Figure scripts
____________________
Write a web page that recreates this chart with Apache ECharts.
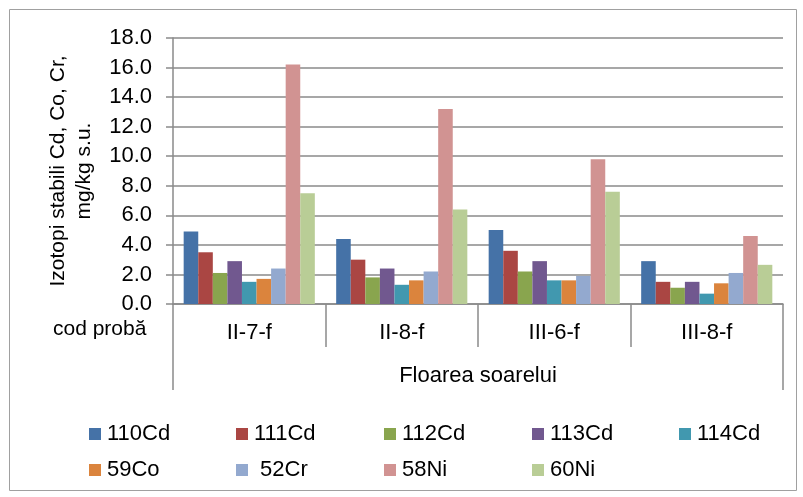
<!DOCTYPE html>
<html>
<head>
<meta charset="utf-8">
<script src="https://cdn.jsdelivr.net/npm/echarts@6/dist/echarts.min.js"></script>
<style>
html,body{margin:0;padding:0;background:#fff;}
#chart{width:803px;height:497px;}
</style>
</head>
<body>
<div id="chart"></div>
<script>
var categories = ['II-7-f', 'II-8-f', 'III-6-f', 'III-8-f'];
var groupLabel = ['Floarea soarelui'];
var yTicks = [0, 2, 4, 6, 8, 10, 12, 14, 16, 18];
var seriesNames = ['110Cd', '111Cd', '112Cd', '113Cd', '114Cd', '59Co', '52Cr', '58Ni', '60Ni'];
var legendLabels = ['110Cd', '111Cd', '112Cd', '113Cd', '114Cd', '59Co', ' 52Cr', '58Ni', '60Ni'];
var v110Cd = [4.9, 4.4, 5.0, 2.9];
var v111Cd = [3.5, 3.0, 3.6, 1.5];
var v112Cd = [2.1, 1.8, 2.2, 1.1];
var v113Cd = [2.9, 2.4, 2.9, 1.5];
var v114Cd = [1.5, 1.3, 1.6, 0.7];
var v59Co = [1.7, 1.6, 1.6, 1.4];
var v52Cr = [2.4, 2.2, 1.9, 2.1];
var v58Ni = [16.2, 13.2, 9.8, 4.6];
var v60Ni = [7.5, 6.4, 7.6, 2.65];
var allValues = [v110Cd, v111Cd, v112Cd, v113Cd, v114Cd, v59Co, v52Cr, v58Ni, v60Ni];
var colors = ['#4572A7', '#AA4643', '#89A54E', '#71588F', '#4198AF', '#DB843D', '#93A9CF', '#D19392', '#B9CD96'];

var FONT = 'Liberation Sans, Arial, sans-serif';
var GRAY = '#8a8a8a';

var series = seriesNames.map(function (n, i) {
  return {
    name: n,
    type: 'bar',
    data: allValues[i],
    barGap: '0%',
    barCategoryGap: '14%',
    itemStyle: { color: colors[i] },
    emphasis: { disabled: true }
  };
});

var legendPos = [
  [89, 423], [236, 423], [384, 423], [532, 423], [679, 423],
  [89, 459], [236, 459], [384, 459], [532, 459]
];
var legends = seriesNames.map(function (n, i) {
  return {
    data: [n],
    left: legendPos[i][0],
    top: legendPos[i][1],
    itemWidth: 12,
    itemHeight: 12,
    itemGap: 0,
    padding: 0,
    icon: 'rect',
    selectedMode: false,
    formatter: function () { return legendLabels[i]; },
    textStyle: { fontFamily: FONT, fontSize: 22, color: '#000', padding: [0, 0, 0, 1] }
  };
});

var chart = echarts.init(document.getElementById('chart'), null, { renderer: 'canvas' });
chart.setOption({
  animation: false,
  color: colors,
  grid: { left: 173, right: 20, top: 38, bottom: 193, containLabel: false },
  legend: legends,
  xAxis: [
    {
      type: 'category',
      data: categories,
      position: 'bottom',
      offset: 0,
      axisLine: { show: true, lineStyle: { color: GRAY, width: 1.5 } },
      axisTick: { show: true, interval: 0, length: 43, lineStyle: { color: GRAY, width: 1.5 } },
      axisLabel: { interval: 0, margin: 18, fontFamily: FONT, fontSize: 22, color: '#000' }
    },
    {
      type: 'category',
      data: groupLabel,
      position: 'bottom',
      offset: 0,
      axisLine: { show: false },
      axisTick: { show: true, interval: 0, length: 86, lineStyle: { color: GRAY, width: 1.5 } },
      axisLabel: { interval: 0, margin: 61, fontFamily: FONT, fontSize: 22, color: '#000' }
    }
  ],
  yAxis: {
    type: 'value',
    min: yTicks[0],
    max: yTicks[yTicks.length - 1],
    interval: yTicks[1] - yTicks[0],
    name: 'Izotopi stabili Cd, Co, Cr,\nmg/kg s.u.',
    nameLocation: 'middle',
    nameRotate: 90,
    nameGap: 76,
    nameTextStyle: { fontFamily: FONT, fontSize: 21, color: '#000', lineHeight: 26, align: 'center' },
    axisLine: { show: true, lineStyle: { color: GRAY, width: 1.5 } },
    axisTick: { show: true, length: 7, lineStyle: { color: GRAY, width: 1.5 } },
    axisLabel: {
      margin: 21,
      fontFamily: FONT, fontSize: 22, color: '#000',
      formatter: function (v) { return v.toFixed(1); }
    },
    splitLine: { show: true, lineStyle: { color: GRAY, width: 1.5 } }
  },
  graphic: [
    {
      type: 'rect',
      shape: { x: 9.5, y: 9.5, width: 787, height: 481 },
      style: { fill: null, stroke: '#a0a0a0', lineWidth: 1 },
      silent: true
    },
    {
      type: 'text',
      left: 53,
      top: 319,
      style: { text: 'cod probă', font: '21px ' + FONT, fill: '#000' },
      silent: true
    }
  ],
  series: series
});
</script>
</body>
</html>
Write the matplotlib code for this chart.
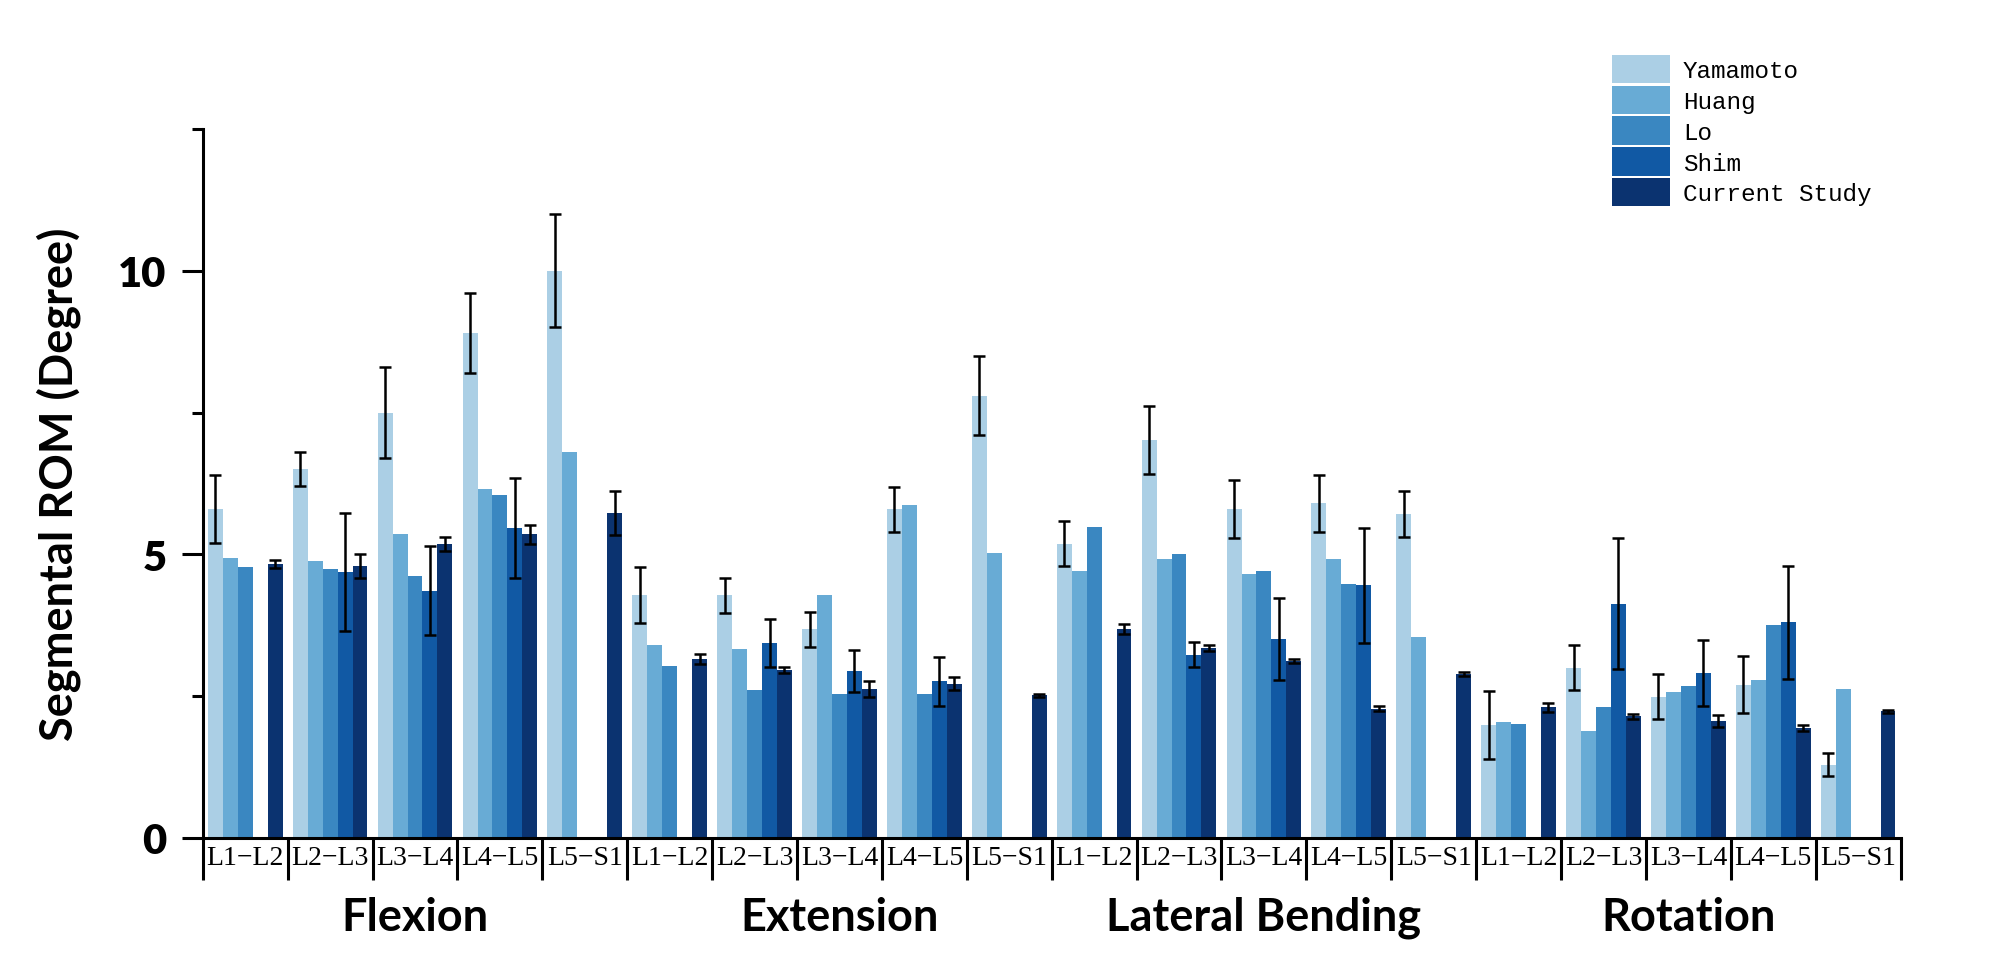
____________________
### PROBLEM STATEMENT
Without the pictures, output the full listing exactly as it stands.

### COMPLETE RESPONSE
Write a web page that recreates this chart with Apache ECharts.
<!DOCTYPE html>
<html>
<head>
<meta charset="utf-8">
<script src="https://cdn.jsdelivr.net/npm/echarts@6/dist/echarts.min.js"></script>
<style>
html,body{margin:0;padding:0;background:#fff;}
#chart{width:803px;height:497px;}
</style>
</head>
<body>
<div id="chart"></div>
<script>
var categories = ['II-7-f', 'II-8-f', 'III-6-f', 'III-8-f'];
var groupLabel = ['Floarea soarelui'];
var yTicks = [0, 2, 4, 6, 8, 10, 12, 14, 16, 18];
var seriesNames = ['110Cd', '111Cd', '112Cd', '113Cd', '114Cd', '59Co', '52Cr', '58Ni', '60Ni'];
var legendLabels = ['110Cd', '111Cd', '112Cd', '113Cd', '114Cd', '59Co', ' 52Cr', '58Ni', '60Ni'];
var v110Cd = [4.9, 4.4, 5.0, 2.9];
var v111Cd = [3.5, 3.0, 3.6, 1.5];
var v112Cd = [2.1, 1.8, 2.2, 1.1];
var v113Cd = [2.9, 2.4, 2.9, 1.5];
var v114Cd = [1.5, 1.3, 1.6, 0.7];
var v59Co = [1.7, 1.6, 1.6, 1.4];
var v52Cr = [2.4, 2.2, 1.9, 2.1];
var v58Ni = [16.2, 13.2, 9.8, 4.6];
var v60Ni = [7.5, 6.4, 7.6, 2.65];
var allValues = [v110Cd, v111Cd, v112Cd, v113Cd, v114Cd, v59Co, v52Cr, v58Ni, v60Ni];
var colors = ['#4572A7', '#AA4643', '#89A54E', '#71588F', '#4198AF', '#DB843D', '#93A9CF', '#D19392', '#B9CD96'];

var FONT = 'Liberation Sans, Arial, sans-serif';
var GRAY = '#8a8a8a';

var series = seriesNames.map(function (n, i) {
  return {
    name: n,
    type: 'bar',
    data: allValues[i],
    barGap: '0%',
    barCategoryGap: '14%',
    itemStyle: { color: colors[i] },
    emphasis: { disabled: true }
  };
});

var legendPos = [
  [89, 423], [236, 423], [384, 423], [532, 423], [679, 423],
  [89, 459], [236, 459], [384, 459], [532, 459]
];
var legends = seriesNames.map(function (n, i) {
  return {
    data: [n],
    left: legendPos[i][0],
    top: legendPos[i][1],
    itemWidth: 12,
    itemHeight: 12,
    itemGap: 0,
    padding: 0,
    icon: 'rect',
    selectedMode: false,
    formatter: function () { return legendLabels[i]; },
    textStyle: { fontFamily: FONT, fontSize: 22, color: '#000', padding: [0, 0, 0, 1] }
  };
});

var chart = echarts.init(document.getElementById('chart'), null, { renderer: 'canvas' });
chart.setOption({
  animation: false,
  color: colors,
  grid: { left: 173, right: 20, top: 38, bottom: 193, containLabel: false },
  legend: legends,
  xAxis: [
    {
      type: 'category',
      data: categories,
      position: 'bottom',
      offset: 0,
      axisLine: { show: true, lineStyle: { color: GRAY, width: 1.5 } },
      axisTick: { show: true, interval: 0, length: 43, lineStyle: { color: GRAY, width: 1.5 } },
      axisLabel: { interval: 0, margin: 18, fontFamily: FONT, fontSize: 22, color: '#000' }
    },
    {
      type: 'category',
      data: groupLabel,
      position: 'bottom',
      offset: 0,
      axisLine: { show: false },
      axisTick: { show: true, interval: 0, length: 86, lineStyle: { color: GRAY, width: 1.5 } },
      axisLabel: { interval: 0, margin: 61, fontFamily: FONT, fontSize: 22, color: '#000' }
    }
  ],
  yAxis: {
    type: 'value',
    min: yTicks[0],
    max: yTicks[yTicks.length - 1],
    interval: yTicks[1] - yTicks[0],
    name: 'Izotopi stabili Cd, Co, Cr,\nmg/kg s.u.',
    nameLocation: 'middle',
    nameRotate: 90,
    nameGap: 76,
    nameTextStyle: { fontFamily: FONT, fontSize: 21, color: '#000', lineHeight: 26, align: 'center' },
    axisLine: { show: true, lineStyle: { color: GRAY, width: 1.5 } },
    axisTick: { show: true, length: 7, lineStyle: { color: GRAY, width: 1.5 } },
    axisLabel: {
      margin: 21,
      fontFamily: FONT, fontSize: 22, color: '#000',
      formatter: function (v) { return v.toFixed(1); }
    },
    splitLine: { show: true, lineStyle: { color: GRAY, width: 1.5 } }
  },
  graphic: [
    {
      type: 'rect',
      shape: { x: 9.5, y: 9.5, width: 787, height: 481 },
      style: { fill: null, stroke: '#a0a0a0', lineWidth: 1 },
      silent: true
    },
    {
      type: 'text',
      left: 53,
      top: 319,
      style: { text: 'cod probă', font: '21px ' + FONT, fill: '#000' },
      silent: true
    }
  ],
  series: series
});
</script>
</body>
</html>
Write the matplotlib code for this chart.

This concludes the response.